EXERCISE TASK
Leave out the pictures, and write out exactly the lines from the beginning of the material to the line holding "A_BFwVulC = [8.0e9, 7.0e8, 7.0e8, 7.0e8]", that line included, and nothing else.

SUPPLIED DATA
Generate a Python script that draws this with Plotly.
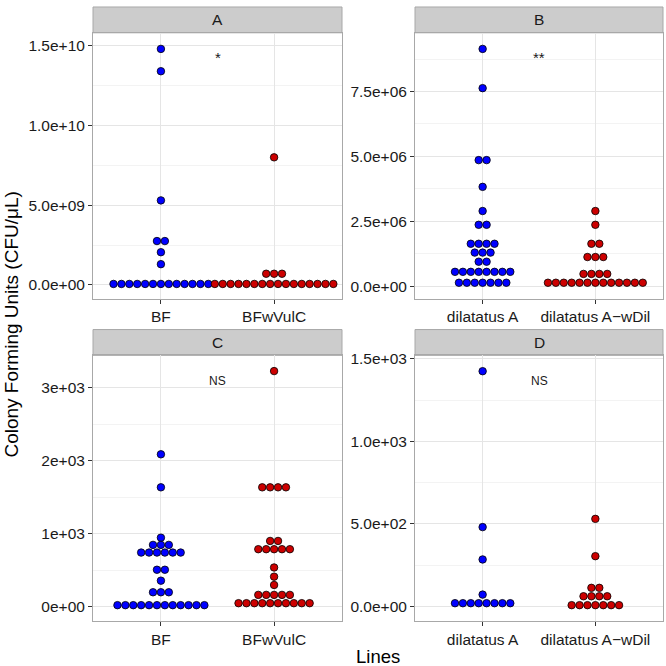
import plotly.graph_objects as go
from collections import Counter

# ---------------- data ----------------
cats_AC = ["BF", "BFwVulC"]
cats_BD = ["dilatatus A", "dilatatus A\u2212wDil"]

A_BF = [1.48e10, 1.34e10, 5.3e9, 2.75e9, 2.75e9, 2.05e9, 1.3e9] + [6e7] * 13
A_BFwVulC = [8.0e9, 7.0e8, 7.0e8, 7.0e8] + [6e7] * 16

B_dilA = ([9.14e6, 7.63e6, 4.86e6, 4.86e6, 3.83e6, 2.9e6, 2.37e6, 2.37e6]
          + [1.64e6] * 4 + [1.30e6] * 3 + [0.95e6] * 2 + [0.56e6] * 8 + [0.14e6] * 7)
B_dilAw = [2.9e6, 2.37e6, 1.64e6, 1.64e6] + [1.13e6] * 3 + [0.48e6] * 4 + [0.14e6] * 13

C_BF = ([2088, 1635, 944] + [845] * 3 + [740] * 6 + [504] * 2 + [354]
        + [195] * 3 + [18] * 12)
C_BFwVulC = ([3230] + [1635] * 4 + [899] * 2 + [786] * 5 + [535, 409, 295]
             + [159] * 5 + [45] * 10)

D_dilA = [1426, 481, 285, 72] + [20] * 8
D_dilAw = [531, 305, 113, 113] + [62] * 4 + [8] * 7

A_ticks = [0, 5e9, 1e10, 1.5e10]
A_ticktext = ["0.0e+00", "5.0e+09", "1.0e+10", "1.5e+10"]
B_ticks = [0, 2.5e6, 5e6, 7.5e6]
B_ticktext = ["0.0e+00", "2.5e+06", "5.0e+06", "7.5e+06"]
C_ticks = [0, 1000, 2000, 3000]
C_ticktext = ["0e+00", "1e+03", "2e+03", "3e+03"]
D_ticks = [0, 500, 1000, 1500]
D_ticktext = ["0.0e+00", "5.0e+02", "1.0e+03", "1.5e+03"]

labels = ["A", "B", "C", "D"]
signif = ["*", "**", "NS", "NS"]

# ---------------- layout geometry (pixels) ----------------
W = H = 666
cols = [(93, 342), (415, 663)]
rows = [(28, 296), (353, 621)]
strip_h = 26
BLUE = "#0000FF"
RED = "#CC0000"
FONT = "Liberation Sans, Arial, Helvetica, sans-serif"

panels = [
    dict(data=[A_BF, A_BFwVulC], cats=cats_AC, yr=[-0.087e10, 1.581e10], tv=A_ticks, tt=A_ticktext,
         minor=2.5e9, sig_y=1.425e10),
    dict(data=[B_dilA, B_dilAw], cats=cats_BD, yr=[-0.477e6, 9.76e6], tv=B_ticks, tt=B_ticktext,
         minor=1.25e6, sig_y=8.81e6),
    dict(data=[C_BF, C_BFwVulC], cats=cats_AC, yr=[-204, 3446], tv=C_ticks, tt=C_ticktext,
         minor=500, sig_y=3090),
    dict(data=[D_dilA, D_dilAw], cats=cats_BD, yr=[-90, 1522], tv=D_ticks, tt=D_ticktext,
         minor=250, sig_y=1366),
]

fig = go.Figure()
shapes = []
annotations = []
dot_px = 7.9

for i, p in enumerate(panels):
    c, r = i % 2, i // 2
    x0, x1 = cols[c]
    y0, y1 = rows[r]
    n = i + 1
    xa = "x" if n == 1 else f"x{n}"
    ya = "y" if n == 1 else f"y{n}"
    xr = [0.4, 2.6]
    step = dot_px / ((x1 - x0) / (xr[1] - xr[0]))
    for k, (vals, col) in enumerate(zip(p["data"], [BLUE, RED])):
        cnt = Counter(vals)
        seen = Counter()
        xs, ys = [], []
        for v in vals:
            m = cnt[v]
            j = seen[v]
            seen[v] += 1
            xs.append(k + 1 + (j - (m - 1) / 2) * step)
            ys.append(v)
        fig.add_trace(go.Scatter(
            x=xs, y=ys, mode="markers", xaxis=xa, yaxis=ya, showlegend=False,
            marker=dict(size=7.5, color=col, line=dict(color="black", width=0.8))))
    axkey = "xaxis" if n == 1 else f"xaxis{n}"
    aykey = "yaxis" if n == 1 else f"yaxis{n}"
    fig.layout[axkey] = dict(
        domain=[x0 / W, x1 / W], anchor=ya, range=xr, tickmode="array",
        tickvals=[1, 2], ticktext=p["cats"], showgrid=True, gridcolor="#E5E5E5",
        zeroline=False, ticks="outside", ticklen=4, tickcolor="#333333",
        showline=True, mirror=True, linecolor="#A8A8A8", linewidth=1,
        tickfont=dict(family=FONT, size=15.5, color="#1A1A1A"), fixedrange=True)
    fig.layout[aykey] = dict(
        domain=[1 - y1 / H, 1 - y0 / H], anchor=xa, range=p["yr"], tickmode="array",
        tickvals=p["tv"], ticktext=p["tt"], showgrid=True, gridcolor="#E5E5E5",
        minor=dict(dtick=p["minor"], tick0=0, showgrid=True, gridcolor="#F3F3F3", ticks=""),
        zeroline=False, ticks="outside", ticklen=4, tickcolor="#333333",
        showline=True, mirror=True, linecolor="#A8A8A8", linewidth=1,
        tickfont=dict(family=FONT, size=15.5, color="#1A1A1A"), fixedrange=True)
    # strip
    shapes.append(dict(type="rect", xref="paper", yref="paper",
                       x0=x0 / W, x1=x1 / W, y0=1 - y0 / H, y1=1 - (y0 - strip_h) / H,
                       fillcolor="#CCCCCC", line=dict(color="#A8A8A8", width=1), layer="below"))
    annotations.append(dict(xref="paper", yref="paper", x=(x0 + x1) / 2 / W,
                            y=1 - (y0 - strip_h / 2) / H, text=labels[i], showarrow=False,
                            font=dict(family=FONT, size=15.5, color="#1A1A1A"),
                            xanchor="center", yanchor="middle"))
    annotations.append(dict(xref=xa, yref=ya, x=1.5, y=p["sig_y"], text=signif[i],
                            showarrow=False,
                            font=dict(family=FONT, size=15 if i < 2 else 12, color="#1A1A1A"),
                            xanchor="center", yanchor="middle"))

annotations.append(dict(xref="paper", yref="paper", x=12 / W, y=1 - 322 / H,
                        text="Colony Forming Units (CFU/\u03bcL)", textangle=-90,
                        showarrow=False, font=dict(family=FONT, size=19, color="black"),
                        xanchor="center", yanchor="middle"))
annotations.append(dict(xref="paper", yref="paper", x=378 / W, y=1 - 656 / H,
                        text="Lines", showarrow=False,
                        font=dict(family=FONT, size=18.5, color="black"),
                        xanchor="center", yanchor="middle"))

fig.update_layout(width=W, height=H, margin=dict(l=0, r=0, t=0, b=0),
                  paper_bgcolor="white", plot_bgcolor="white",
                  shapes=shapes, annotations=annotations)

fig.write_html("out.html", config={"displayModeBar": False},
               post_script="document.body.style.margin='0';document.body.style.padding='0';"
                           "document.documentElement.style.overflow='hidden';")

FINAL RESULT
Generate a Python script that draws this with Plotly.
import plotly.graph_objects as go
from collections import Counter

# ---------------- data ----------------
cats_AC = ["BF", "BFwVulC"]
cats_BD = ["dilatatus A", "dilatatus A\u2212wDil"]

A_BF = [1.48e10, 1.34e10, 5.3e9, 2.75e9, 2.75e9, 2.05e9, 1.3e9] + [6e7] * 13
A_BFwVulC = [8.0e9, 7.0e8, 7.0e8, 7.0e8] + [6e7] * 16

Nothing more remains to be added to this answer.